### Data lines
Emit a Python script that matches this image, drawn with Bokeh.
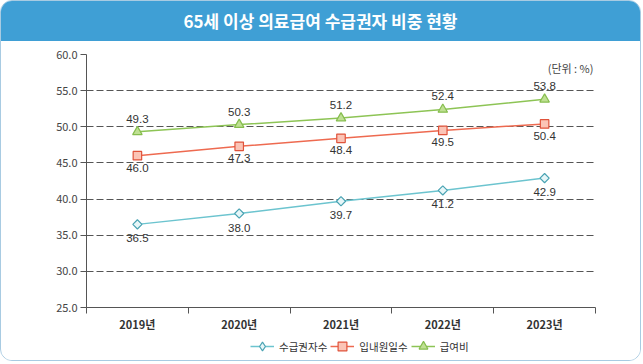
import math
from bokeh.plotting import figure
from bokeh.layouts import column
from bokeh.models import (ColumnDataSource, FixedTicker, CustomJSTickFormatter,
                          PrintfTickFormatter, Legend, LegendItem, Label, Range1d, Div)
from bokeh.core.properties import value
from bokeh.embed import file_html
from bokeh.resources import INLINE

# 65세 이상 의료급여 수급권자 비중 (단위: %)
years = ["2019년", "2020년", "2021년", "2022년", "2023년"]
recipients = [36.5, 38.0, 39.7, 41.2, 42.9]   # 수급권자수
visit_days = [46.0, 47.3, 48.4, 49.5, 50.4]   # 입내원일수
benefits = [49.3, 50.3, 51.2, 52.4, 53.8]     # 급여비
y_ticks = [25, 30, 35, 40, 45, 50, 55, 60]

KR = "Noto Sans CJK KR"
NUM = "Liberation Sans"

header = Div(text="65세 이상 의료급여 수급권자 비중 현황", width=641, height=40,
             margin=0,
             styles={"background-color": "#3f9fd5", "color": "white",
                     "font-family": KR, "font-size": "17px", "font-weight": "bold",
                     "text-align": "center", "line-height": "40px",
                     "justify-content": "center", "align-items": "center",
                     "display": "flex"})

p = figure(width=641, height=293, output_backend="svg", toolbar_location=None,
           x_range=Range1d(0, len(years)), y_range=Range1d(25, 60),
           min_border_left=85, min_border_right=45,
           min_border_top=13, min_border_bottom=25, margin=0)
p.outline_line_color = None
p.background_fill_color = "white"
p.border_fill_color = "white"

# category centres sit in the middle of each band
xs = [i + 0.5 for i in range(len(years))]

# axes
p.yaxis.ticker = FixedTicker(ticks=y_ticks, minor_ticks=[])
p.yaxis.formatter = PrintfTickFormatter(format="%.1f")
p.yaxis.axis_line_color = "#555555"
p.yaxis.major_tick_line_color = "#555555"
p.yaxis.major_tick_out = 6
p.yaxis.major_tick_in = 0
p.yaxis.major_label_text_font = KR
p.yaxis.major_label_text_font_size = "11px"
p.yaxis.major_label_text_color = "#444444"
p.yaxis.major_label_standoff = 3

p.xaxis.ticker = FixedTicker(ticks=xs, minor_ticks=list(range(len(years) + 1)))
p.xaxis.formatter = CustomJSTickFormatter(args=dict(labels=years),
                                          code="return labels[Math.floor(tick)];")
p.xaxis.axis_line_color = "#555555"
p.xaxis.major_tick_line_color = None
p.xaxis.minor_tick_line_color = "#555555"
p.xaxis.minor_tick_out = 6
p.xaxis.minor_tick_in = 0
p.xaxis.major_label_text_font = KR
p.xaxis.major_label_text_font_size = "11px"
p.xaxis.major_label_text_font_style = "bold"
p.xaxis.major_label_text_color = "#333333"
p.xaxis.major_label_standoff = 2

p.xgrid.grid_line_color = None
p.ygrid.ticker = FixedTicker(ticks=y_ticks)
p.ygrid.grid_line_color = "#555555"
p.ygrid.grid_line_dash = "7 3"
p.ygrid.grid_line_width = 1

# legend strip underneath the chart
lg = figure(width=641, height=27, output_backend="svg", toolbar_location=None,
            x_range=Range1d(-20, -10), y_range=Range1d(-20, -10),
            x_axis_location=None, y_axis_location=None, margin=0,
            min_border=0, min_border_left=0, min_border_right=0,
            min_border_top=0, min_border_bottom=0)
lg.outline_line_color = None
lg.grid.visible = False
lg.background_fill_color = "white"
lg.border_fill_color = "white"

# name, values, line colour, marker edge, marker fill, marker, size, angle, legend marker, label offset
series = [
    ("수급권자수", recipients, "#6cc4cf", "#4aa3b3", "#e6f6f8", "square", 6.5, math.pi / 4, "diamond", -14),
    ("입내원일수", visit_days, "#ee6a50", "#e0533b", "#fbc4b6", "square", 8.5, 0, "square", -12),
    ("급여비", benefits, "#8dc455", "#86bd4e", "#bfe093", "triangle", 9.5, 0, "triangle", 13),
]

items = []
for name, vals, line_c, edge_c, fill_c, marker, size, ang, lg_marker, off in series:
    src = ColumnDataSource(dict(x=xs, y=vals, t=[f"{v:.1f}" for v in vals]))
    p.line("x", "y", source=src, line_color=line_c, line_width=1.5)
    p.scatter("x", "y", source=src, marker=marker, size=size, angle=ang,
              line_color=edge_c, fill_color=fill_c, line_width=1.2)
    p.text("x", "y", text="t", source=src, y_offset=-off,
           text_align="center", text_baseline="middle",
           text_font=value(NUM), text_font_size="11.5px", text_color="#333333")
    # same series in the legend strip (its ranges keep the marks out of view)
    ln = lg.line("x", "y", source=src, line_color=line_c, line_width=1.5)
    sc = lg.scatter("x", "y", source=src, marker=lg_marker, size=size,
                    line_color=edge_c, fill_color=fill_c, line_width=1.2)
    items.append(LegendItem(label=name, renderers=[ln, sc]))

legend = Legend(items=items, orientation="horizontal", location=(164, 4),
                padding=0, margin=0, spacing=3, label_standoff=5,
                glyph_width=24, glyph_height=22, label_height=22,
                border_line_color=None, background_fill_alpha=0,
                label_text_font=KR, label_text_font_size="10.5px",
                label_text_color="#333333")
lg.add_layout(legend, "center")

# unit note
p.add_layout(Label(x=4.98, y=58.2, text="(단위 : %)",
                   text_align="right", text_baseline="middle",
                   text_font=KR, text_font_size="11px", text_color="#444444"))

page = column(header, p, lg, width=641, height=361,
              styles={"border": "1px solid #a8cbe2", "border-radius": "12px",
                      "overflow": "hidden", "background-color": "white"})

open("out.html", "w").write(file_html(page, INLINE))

### Exercise objective
Up to and including the line with "from bokeh.resources import INLINE", copy the data above from its first line. Skip pictures.

### Reply to the exercise
Emit a Python script that matches this image, drawn with Bokeh.
import math
from bokeh.plotting import figure
from bokeh.layouts import column
from bokeh.models import (ColumnDataSource, FixedTicker, CustomJSTickFormatter,
                          PrintfTickFormatter, Legend, LegendItem, Label, Range1d, Div)
from bokeh.core.properties import value
from bokeh.embed import file_html
from bokeh.resources import INLINE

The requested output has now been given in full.